PSA: E2E (compile+run) GPU examples

Recently I’ve been learning CUDA. What better way to understand how the sausage is made than to skip CUDA itself and emit PTX directly and what better way to do that than using our very own MLIR infra . To that end, I’ve ported this article How to Optimize a CUDA Matmul Kernel for cuBLAS-like Performance^[1] to MLIR. Naturally, the port is via the Python bindings. I was pleasantly surprised that there was almost nothing missing from upstream (just one gpu.object attribute).

There are two instances of this port:

1. Runnable Colab Notebook (don’t forget to switch to GPU runtime)
2. mlir-python-extras/examples/cuda_matmul_opt.py

A few features/aspects to point out:

1. I don’t claim or speak for the sensibility of the progressive optimizations implemented; my goal was only to implement high-fidelity transliterations (the author has a repo with the implementations).
2. MLIR is used for compiling/lowering gpu.func to PTX but CuPY is used for runtime stuff (cudaMalloc, cuLaunchKernel, etc.). The way this trick is pulled off is by passing the PTX directly to CuPY and letting it compile to device code. This worked out really nicely because CuPY is (of course) a very polished interface to CUDA runtime APIs.
3. In order to “port” the ubiquitous C++ template parameters, I implemented (in mlir-python-extras) “reified generics”, i.e., generics that magically turn into values. In colab, which is on py310, this looks a little clunky but in py312 this looks very nice:

   @gpu.func
   def sgemm_naive[M, K, N, dtype](
       A: T.memref(M, K, dtype), B: T.memref(K, N, dtype), C: T.memref(M, N, dtype)
   ):
       one = arith.constant(1.0, type=dtype)
       tmp = arith.constant(0, type=dtype)
   
       r = block_dim.x * block_idx.x + thread_idx.x
       c = block_dim.y * block_idx.y + thread_idx.y
   
       for k, tmp in range_(K, iter_args=[tmp]):
           tmp += A[r, k] * B[k, c]
           tmp = yield tmp
       C[r, c] = tmp + one
   

   Note M, K, N, dtype are indeed “reified” in both the function signature and the body.

Anyway I didn’t really cut any corners to put this together so I plan to upstream most of the bindings extensions that I added to mlir-python-extras in the coming weeks (nothing major, mostly convenience wrappers around ops).
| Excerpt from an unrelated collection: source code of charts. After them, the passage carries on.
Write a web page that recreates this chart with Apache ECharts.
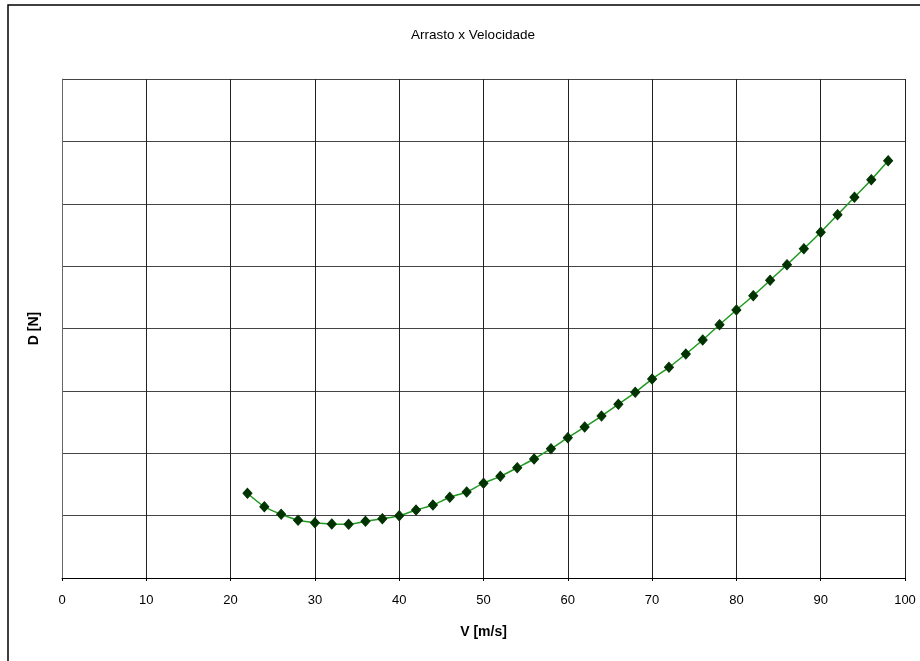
<!DOCTYPE html>
<html>
<head>
<meta charset="utf-8">
<title>Arrasto x Velocidade</title>
<script src="https://cdn.jsdelivr.net/npm/echarts@6/dist/echarts.min.js"></script>
<style>
  html, body { margin: 0; padding: 0; background: #fff; }
  #chart { width: 920px; height: 661px; }
</style>
</head>
<body>
<div id="chart"></div>
<script>
// Velocidade [m/s]
const velocidade = [22, 24, 26, 28, 30, 32, 34, 36, 38, 40,
                    42, 44, 46, 48, 50, 52, 54, 56, 58, 60,
                    62, 64, 66, 68, 70, 72, 74, 76, 78, 80,
                    82, 84, 86, 88, 90, 92, 94, 96, 98];
// Arrasto D [N]
const arrasto = [135.8, 114.3, 102.1, 92.5, 88.7, 86.6, 86.1, 90.9, 95.1, 99.9,
                 109.0, 117.0, 129.4, 137.9, 152.0, 163.0, 176.8, 190.8, 207.3, 224.9,
                 242.1, 259.7, 278.5, 297.7, 319.0, 337.8, 359.1, 381.6, 406.1, 429.7,
                 452.6, 477.3, 502.3, 527.9, 554.4, 582.4, 610.5, 638.6, 669.0];
const xTicks = [0, 10, 20, 30, 40, 50, 60, 70, 80, 90, 100];

const chart = echarts.init(document.getElementById('chart'), null, { renderer: 'canvas' });
const font = 'Liberation Sans, Arial, sans-serif';

chart.setOption({
  animation: false,
  backgroundColor: '#fff',
  textStyle: { fontFamily: font },
  graphic: [{
    type: 'rect',
    shape: { x: 8, y: 5, width: 940, height: 700 },
    style: { fill: 'none', stroke: '#000', lineWidth: 1.5 },
    silent: true
  }],
  title: {
    text: 'Arrasto x Velocidade',
    left: 468,
    top: 23,
    textAlign: 'center',
    textStyle: { fontFamily: font, fontSize: 13.5, fontWeight: 'normal', color: '#000' }
  },
  grid: { left: 62, right: 15, top: 79, bottom: 83, containLabel: false },
  xAxis: {
    type: 'value',
    min: xTicks[0],
    max: xTicks[xTicks.length - 1],
    interval: 10,
    name: 'V [m/s]',
    nameLocation: 'middle',
    nameGap: 47,
    nameTextStyle: { fontFamily: font, fontSize: 14, fontWeight: 'bold', color: '#000' },
    axisLine: { show: true, onZero: false, lineStyle: { color: '#000', width: 1 } },
    axisTick: { show: true, length: 3, lineStyle: { color: '#000' } },
    axisLabel: { margin: 16, fontFamily: font, fontSize: 13, color: '#000' },
    splitLine: { show: true, lineStyle: { color: '#222', width: 1 } }
  },
  yAxis: {
    type: 'value',
    min: 0,
    max: 800,
    interval: 100,
    name: 'D [N]',
    nameLocation: 'middle',
    nameGap: 21,
    nameTextStyle: { fontFamily: font, fontSize: 14, fontWeight: 'bold', color: '#000' },
    axisLine: { show: true, lineStyle: { color: '#666', width: 1 } },
    axisTick: { show: false },
    axisLabel: { show: false },
    splitLine: { show: true, lineStyle: { color: '#444', width: 1 } }
  },
  series: [{
    type: 'line',
    data: velocidade.map((v, i) => [v, arrasto[i]]),
    smooth: 0.3,
    symbol: 'diamond',
    symbolSize: [9, 10],
    itemStyle: { color: '#003300', borderColor: '#003300' },
    lineStyle: { color: '#1f9a1f', width: 1.5 },
    z: 5
  }]
});
</script>
</body>
</html>
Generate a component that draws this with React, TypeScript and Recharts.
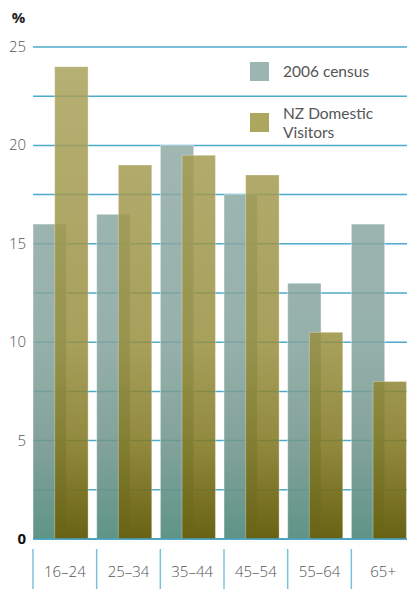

Though the “generics” stuff is probably not a candidate for upstreaming (unless there has recently been a tectonic shift in appetites for how “powerful” the bindings should be ). I’m also going to keep turning the crank and plan to cross-pollinate with @grypp’s work on tensor cores.

P.S. In principle I think all of this should work for AMD as well (CuPY has experimental support for ROCm) but seeing as I don’t own any ROCm supported devices I can’t test/experiment.

1. No affiliation. ↩︎

This looks great!
Appreciate you found the feasibility of GPU runtime integration via python.
Previously I tried very simple gpu example with using opencl which works fine.
And for rocm, there’s HIP python binding, not tried but can’t think any reason it doesn’t work.

Probably not relative to your specific example but it’d be also interesting to use transform dialect for tiling and gpu mapping when using mlir python binding.

Probably not relative to your specific example but it’d be also interesting to use transform dialect for tiling and gpu mapping when using mlir python binding.

That’s plenty doable - there are lots of examples in-tree (see mlir/test/python/dialects/transform_*) and in mlir-python-extras.